Russian Prime Minister Dmitry Medvedev has declared himself "cautiously optimistic" about a solution to the conflict in Syria. Military cooperation remains critical, he said. Otherwise, people will continue to die.
The prime minister said US Secretary of State John Kerry had met with his Russian counterpart, Sergey Lavrov, and leaders of different countries at the Munich Security Conference to discuss solutions to Syria's civil war. "They agreed on what should be done in the short run," Dmitry Medvedev told Euronews, adding that "for this reason, I'm cautiously optimistic about the prospects for cooperation on this issue."
Medvedev said such a close exchange was imperative: Otherwise there would be no end to the war in Syria, people would keep dying, and the number of refugees fleeing to Europe would continue.
In his conversation with Euronews host Isabelle Kumar, Medvedev said Russia's foremost reason for intervening in Syria was to protect its national interests. "There are many fighters in Syria who can go to Russia in any time and commit terrorist attacks there," he said. "There are thousands of them in Syria."
Medvedev said Russia had received a request from Syrian President Bashar al-Assad to help end the conflict, which gave Moscow a legal basis to intervene.
'Full-fledged, long war'
Medvedev also criticized US Secretary of State Kerry for saying his country would go ahead with a ground operation even if Russia and Iran refused to cooperate. "These are futile words, he should not have said that for a simple reason: if all he wants is a protracted war, he can carry out ground operations and anything else. But don't try to frighten anyone," Medvedev said, adding that no one was interested in a new war and "a ground operation is a full-fledged, long war."
The prime minister called for a common solution and said Russia, the EU and the United States needed to "focus on facilitating the launch" of Syria's peace process.

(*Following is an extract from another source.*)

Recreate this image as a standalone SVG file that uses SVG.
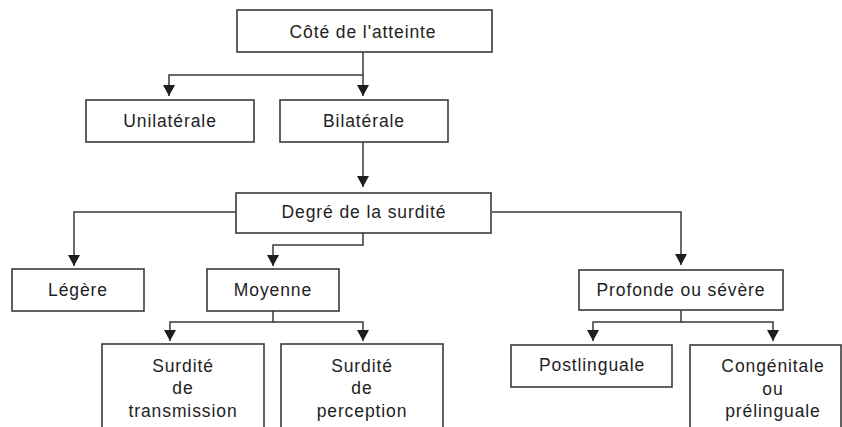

Medvedev raised hackles during the Munich Security Conference over the weekend, when he said the world had "slid into a new period of Cold War." "Our positions differ, but they do not differ as much as 40 years ago, when a wall was standing in Europe," he said in Munich on Saturday.
In an interview with the German newspaper Handelsblatt last week, Medvedev said there was a danger of Syria's conflict becoming a "permanent war."